Musik: Benjamin Britten, Arvo Pärt
Choreografie, Bühnenbild, Licht und Kostüme: John Neumeier
Unterstützt durch Else Schnabel und die Stiftung zur Förderung der Hamburgischen Staatsoper
2 Stunden 30 Minuten | 1 Pause
1. Teil: 90 Minuten, 2. Teil: 35 Minuten
PREMIERE:
Hamburg Ballett, Hamburg, 6. Dezember 2015
ORIGINALBESETZUNG:
Eleonora Duse: Alessandra Ferri
Die Dienerin (Désirée von Wertheimstein): Hélène Bouchet
Der Soldat (Luciano Nicastro): Alexandr Trusch
Sein Freund (Annunzio Cervi): Jacopo Bellussi
Der Mentor (Arrigo Boito): Carsten Jung
Der Verführer (Gabriele D’Annunzio): Karen Azatyan
Die Freundin (Isadora Duncan): Anna Laudere
Die Rivalin (Sarah Bernhardt): Silvia Azzoni
Ihr Publikum: Marc Jubete
GASTSPIEL:
2020 Venedig
Die Handlung
Teil I
Im Kino. Eleonora Duse erlebt ihren eigenen Film "Cenere". Der junge Soldat Luciano Nicastro begegnet der großen Schauspielerin. Fasziniert verlässt er sie, aber kehrt mit einem Strauß weißer Rosen zurück. Die Rosen und die Nähe des jungen Mannes erinnern Duse an ihre Anfänge.
Durch die Identifikation mit Shakespeares Julia findet Duse zu einer neuen Form des Schauspielens. In ihrem Romeo erkennt sie Luciano. Ihre Erinnerung an die erste Vorstellung als Julia verschmilzt mit Gedanken aus Gegenwart und Vergangenheit. Die Tragödie von Romeo und Julia wird zum Schrecken des Ersten Weltkriegs.
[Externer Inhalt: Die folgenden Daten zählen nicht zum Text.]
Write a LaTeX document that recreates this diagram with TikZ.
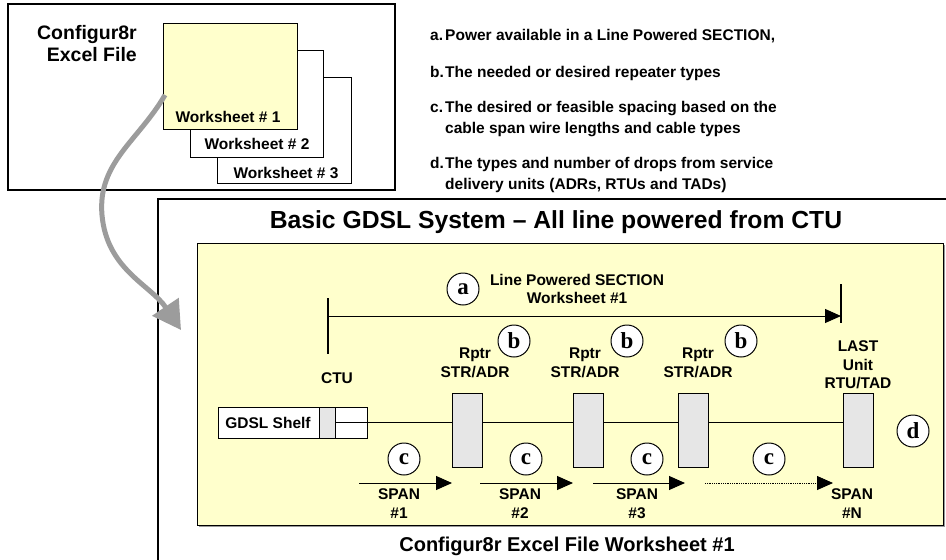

Duse bewundert ihr großes Vorbild und ihre spätere Rivalin Sarah Bernhardt, deren Paraderolle die "Kameliendame" ist. Bernhardts extravagante Art entspricht aber nicht dem Weg und der Vision von Duse als Schauspielerin.
Die Begegnung und Beziehung zu einem Mentor weckt ihre Neugier und ihr Interesse am Wissen und an den großen Dichtern. Arrigo Boito übersetzt Shakespeares "Anthony and Cleopatra" für die Duse.
Ihr Publikum umgibt sie ständig – begeistert, neugierig, aber zudringlich.
Erinnerungen an ihre Freundin Isadora Duncan werden wach. Die berühmte Tänzerin der Moderne verlor ihre beiden Kinder auf tragische Weise und fand bei Duse den einzigen Trost.
Duses Erfolg als Marguerite Gautier macht sie zur weithin berühmten Rivalin von Sarah Bernhardt. Luciano besucht sie – oder ist es nur in ihrer Vorstellung, dass sie in Armand den jungen Soldaten erkennt?
Der große Schriftsteller Gabriele D’Annunzio übt große Faszination auf die Duse aus, intellektuell und erotisch. Eine stürmische Beziehung entsteht – und zerbricht. D’Annunzio ist ein Frauenheld.
Ein Telegramm berichtet, dass Luciano Nicastro im Sterben liegt.
Duse besucht ihn und verabschiedet sich.
Die Bühne ist ihr Trost. Endlose Tourneen erwarten sie. Die treue Désirée begleitet sie. Sie tritt wieder als Schauspielerin auf: in "Die Kameliendame", "Mirandolina", "La Gioconda" und "Die Frau vom Meer". Erinnerungen an die Menschen ihrer Vergangenheit mischen sich mit den Figuren aus ihrem Repertoire.
Ein heftiges Unwetter während ihrer letzten Tournee. Die Schauspielerin stirbt. Tausende Menschen in New York, Neapel und Asolo sind tief getroffen und strömen zu den Trauerfeiern.
Teil II
In einer anderen Welt begegnet Eleonora Duse noch einmal den wichtigsten Männern ihres Lebens.